De gemeente wil verder vaker gaan grond verwerven via het eerste recht op koop (voorkeursrecht), zoals recent aan de Ravellaan-Noord. Als er op een stuk bouwgrond voorkeursrecht zit, moet de eigenaar die grond eerst aan de gemeente aanbieden als hij wil verkopen.
Als geen overeenstemming bereikt kan worden, kan de gemeente een onteigeningsprocedure starten om een overdracht af te dwingen. Utrecht ziet dit als een uiterste redmiddel, maar noemt de mogelijkheid "niettemin waardevol". Utrecht wil daarnaast dat het Rijk vaker garant staat om risico's af te dekken.

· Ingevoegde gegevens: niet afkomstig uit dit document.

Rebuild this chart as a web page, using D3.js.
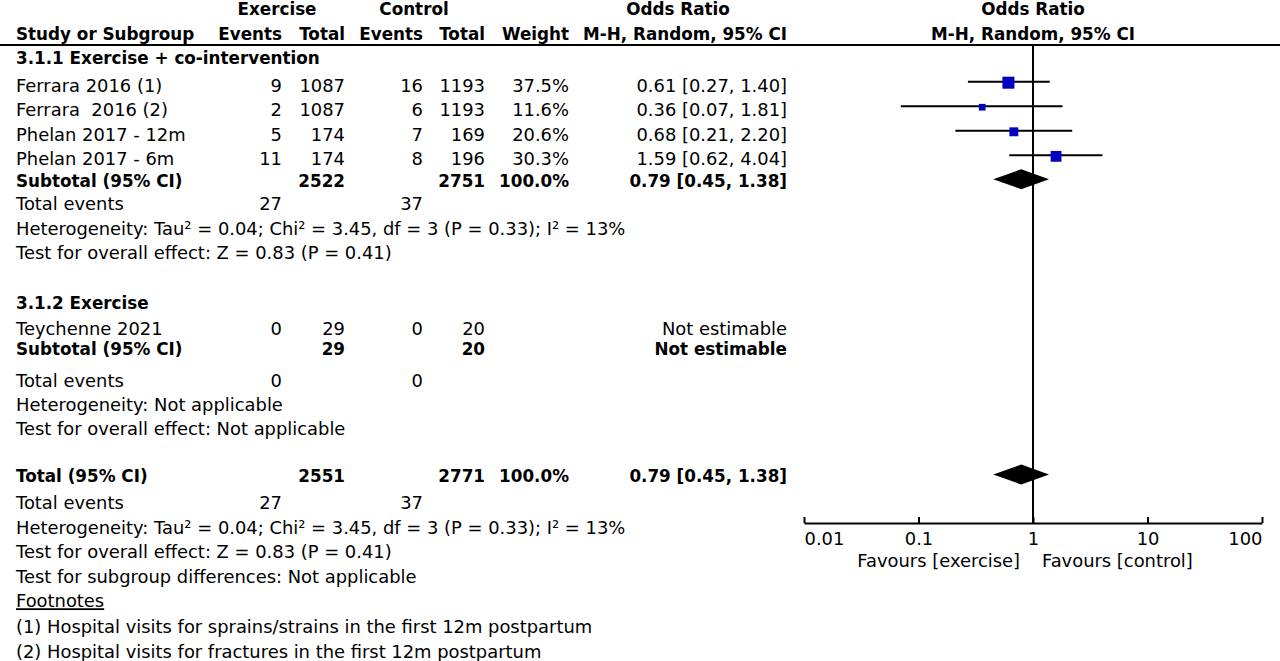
<!DOCTYPE html>
<html>
<head>
<meta charset="utf-8">
<script src="https://cdn.jsdelivr.net/npm/d3@7"></script>
<style>
  body { margin: 0; background: #fff; }
  svg text { font-family: "DejaVu Sans", sans-serif; font-size: 17.9px; fill: #000; white-space: pre; }
  svg text.b { font-weight: bold; font-size: 16.8px; }
</style>
</head>
<body>
<svg></svg>
<script>
// Data
const studies = ["Ferrara 2016 (1)", "Ferrara  2016 (2)", "Phelan 2017 - 12m", "Phelan 2017 - 6m"];
const expEvents = [9, 2, 5, 11];
const expTotal = [1087, 1087, 174, 174];
const ctlEvents = [16, 6, 7, 8];
const ctlTotal = [1193, 1193, 169, 196];
const weights = [37.5, 11.6, 20.6, 30.3];
const oddsRatio = [0.61, 0.36, 0.68, 1.59];
const ciLow = [0.27, 0.07, 0.21, 0.62];
const ciHigh = [1.40, 1.81, 2.20, 4.04];

const study2 = ["Teychenne 2021"];
const expEvents2 = [0], expTotal2 = [29], ctlEvents2 = [0], ctlTotal2 = [20];

const pooled = [0.79, 0.45, 1.38]; // or, lo, hi
const axisTicks = [0.01, 0.1, 1, 10, 100];

//Dimensions
const width = 1280, height = 661;
const svg = d3.select("svg").attr("width", width).attr("height", height);

// row slot -> baseline
const rowY = d3.scaleLinear().domain([0, 1]).range([91.7, 116.25]);
const x = d3.scaleLog().domain([0.01, 100]).range([804, 1262]);
const boxSize = d3.scaleSqrt().domain([0, 37.5]).range([0, 12]);
const f2 = d3.format(".2f"), f1 = d3.format(".1f");
const ciText = (o, l, h) => `${f2(o)} [${f2(l)}, ${f2(h)}]`;

// column right edges
const colX = { evE: 282, totE: 345, evC: 423, totC: 485, w: 569, ci: 787 };

function txt(xp, slot, s, opts = {}) {
  const t = svg.append("text")
    .attr("x", xp).attr("y", typeof slot === "number" ? rowY(slot) : slot.y)
    .attr("text-anchor", opts.anchor || "start")
    .text(s);
  if (opts.bold) t.attr("class", "b");
  return t;
}

//Header
txt(277, { y: 15 }, "Exercise", { anchor: "middle", bold: true });
txt(414, { y: 15 }, "Control", { anchor: "middle", bold: true });
txt(678, { y: 15 }, "Odds Ratio", { anchor: "middle", bold: true });
txt(x(1), { y: 15 }, "Odds Ratio", { anchor: "middle", bold: true });
txt(16, { y: 39.5 }, "Study or Subgroup", { bold: true });
txt(colX.evE, { y: 39.5 }, "Events", { anchor: "end", bold: true });
txt(colX.totE, { y: 39.5 }, "Total", { anchor: "end", bold: true });
txt(colX.evC, { y: 39.5 }, "Events", { anchor: "end", bold: true });
txt(colX.totC, { y: 39.5 }, "Total", { anchor: "end", bold: true });
txt(colX.w, { y: 39.5 }, "Weight", { anchor: "end", bold: true });
txt(colX.ci, { y: 39.5 }, "M-H, Random, 95% CI", { anchor: "end", bold: true });
txt(x(1), { y: 39.5 }, "M-H, Random, 95% CI", { anchor: "middle", bold: true });

svg.append("line").attr("x1", 0).attr("x2", width).attr("y1", 45).attr("y2", 45)
  .attr("stroke", "#000").attr("stroke-width", 2);

//Subgroup 1
txt(16, -1.13, "3.1.1 Exercise + co-intervention", { bold: true });
studies.forEach((s, i) => {
  txt(16, i, s);
  txt(colX.evE, i, expEvents[i], { anchor: "end" });
  txt(colX.totE, i, expTotal[i], { anchor: "end" });
  txt(colX.evC, i, ctlEvents[i], { anchor: "end" });
  txt(colX.totC, i, ctlTotal[i], { anchor: "end" });
  txt(colX.w, i, f1(weights[i]) + "%", { anchor: "end" });
  txt(colX.ci, i, ciText(oddsRatio[i], ciLow[i], ciHigh[i]), { anchor: "end" });
});
const sub1 = 3.87;
txt(16, sub1, "Subtotal (95% CI)", { bold: true });
txt(colX.totE, sub1, d3.sum(expTotal), { anchor: "end", bold: true });
txt(colX.totC, sub1, d3.sum(ctlTotal), { anchor: "end", bold: true });
txt(colX.w, sub1, f1(d3.sum(weights)) + "%", { anchor: "end", bold: true });
txt(colX.ci, sub1, ciText(...pooled), { anchor: "end", bold: true });
txt(16, 4.82, "Total events");
txt(colX.evE, 4.82, d3.sum(expEvents), { anchor: "end" });
txt(colX.evC, 4.82, d3.sum(ctlEvents), { anchor: "end" });
const het = "Heterogeneity: Tau\u00b2 = 0.04; Chi\u00b2 = 3.45, df = 3 (P = 0.33); I\u00b2 = 13%";
const overall = "Test for overall effect: Z = 0.83 (P = 0.41)";
txt(16, 5.84, het);
txt(16, 6.83, overall);

//Subgroup 2
txt(16, 8.87, "3.1.2 Exercise", { bold: true });
study2.forEach((s, i) => {
  const r = 9.91 + i;
  txt(16, r, s);
  txt(colX.evE, r, expEvents2[i], { anchor: "end" });
  txt(colX.totE, r, expTotal2[i], { anchor: "end" });
  txt(colX.evC, r, ctlEvents2[i], { anchor: "end" });
  txt(colX.totC, r, ctlTotal2[i], { anchor: "end" });
  txt(colX.ci, r, "Not estimable", { anchor: "end" });
});
txt(16, 10.72, "Subtotal (95% CI)", { bold: true });
txt(colX.totE, 10.72, d3.sum(expTotal2), { anchor: "end", bold: true });
txt(colX.totC, 10.72, d3.sum(ctlTotal2), { anchor: "end", bold: true });
txt(colX.ci, 10.72, "Not estimable", { anchor: "end", bold: true });
txt(16, 12.02, "Total events");
txt(colX.evE, 12.02, d3.sum(expEvents2), { anchor: "end" });
txt(colX.evC, 12.02, d3.sum(ctlEvents2), { anchor: "end" });
txt(16, 13.0, "Heterogeneity: Not applicable");
txt(16, 14.0, "Test for overall effect: Not applicable");

//Total
const tot = 15.9;
txt(16, tot, "Total (95% CI)", { bold: true });
txt(colX.totE, tot, d3.sum(expTotal) + d3.sum(expTotal2), { anchor: "end", bold: true });
txt(colX.totC, tot, d3.sum(ctlTotal) + d3.sum(ctlTotal2), { anchor: "end", bold: true });
txt(colX.w, tot, f1(d3.sum(weights)) + "%", { anchor: "end", bold: true });
txt(colX.ci, tot, ciText(...pooled), { anchor: "end", bold: true });
txt(16, 17, "Total events");
txt(colX.evE, 17, d3.sum(expEvents) + d3.sum(expEvents2), { anchor: "end" });
txt(colX.evC, 17, d3.sum(ctlEvents) + d3.sum(ctlEvents2), { anchor: "end" });
txt(16, 18, het);
txt(16, 19, overall);
txt(16, 20, "Test for subgroup differences: Not applicable");
txt(16, 21, "Footnotes").style("text-decoration", "underline");
txt(16, 22.05, "(1) Hospital visits for sprains/strains in the first 12m postpartum");
txt(16, 23.06, "(2) Hospital visits for fractures in the first 12m postpartum");

//Forest plot
const axisY = 523;
svg.append("line").attr("x1", x(1)).attr("x2", x(1)).attr("y1", 45).attr("y2", axisY)
  .attr("stroke", "#000").attr("stroke-width", 2);

const plot = svg.append("g");
plot.selectAll("line.ci").data(studies).enter().append("line")
  .attr("class", "ci")
  .attr("x1", (d, i) => x(ciLow[i])).attr("x2", (d, i) => x(ciHigh[i]))
  .attr("y1", (d, i) => rowY(i) - 10).attr("y2", (d, i) => rowY(i) - 10)
  .attr("stroke", "#000").attr("stroke-width", 2);
plot.selectAll("rect.box").data(studies).enter().append("rect")
  .attr("class", "box")
  .attr("x", (d, i) => x(oddsRatio[i]) - boxSize(weights[i]) / 2)
  .attr("y", (d, i) => rowY(i) - 9 - boxSize(weights[i]) / 2)
  .attr("width", (d, i) => boxSize(weights[i]))
  .attr("height", (d, i) => boxSize(weights[i]))
  .attr("fill", "#0000c0");

function diamond(slot) {
  const cy = rowY(slot) - 7.5;
  const [o, l, h] = pooled;
  svg.append("path")
    .attr("d", `M${x(l)},${cy} L${x(o)},${cy - 10} L${x(h)},${cy} L${x(o)},${cy + 10} Z`)
    .attr("fill", "#000");
}
diamond(sub1);
diamond(tot);

const axis = d3.axisBottom(x).tickValues(axisTicks).tickFormat(d => String(d))
  .tickSizeInner(-6).tickSizeOuter(0).tickPadding(9);
const ag = svg.append("g").attr("transform", `translate(0,${axisY})`).call(axis);
ag.select(".domain").attr("stroke-width", 2);
ag.selectAll(".tick line").attr("stroke-width", 2);
ag.selectAll(".tick text").style("font-family", '"DejaVu Sans", sans-serif').style("font-size", "17.9px")
  .attr("text-anchor", (d, i) => i === 0 ? "start" : i === axisTicks.length - 1 ? "end" : "middle");

txt(x(1) - 13, { y: 567 }, "Favours [exercise]", { anchor: "end" });
txt(x(1) + 9, { y: 567 }, "Favours [control]");
</script>
</body>
</html>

Hoogleraar Van der Krabben: "Aanpassing in de systematiek om de inbrengwaarde vast te stellen en het verlengen van de termijn voorkeursrecht is vermoedelijk op dit moment het meest realistisch. Omdat de betrokken partijen - markt en overheid, rijk en gemeenten - het erover eens lijken te zijn. Voor garantstellingen door het Rijk is geen aanpassing in regelgeving nodig. Er zijn dus geen juridische barrières, maar het is de vraag of het nieuwe kabinet daar geld in wil steken."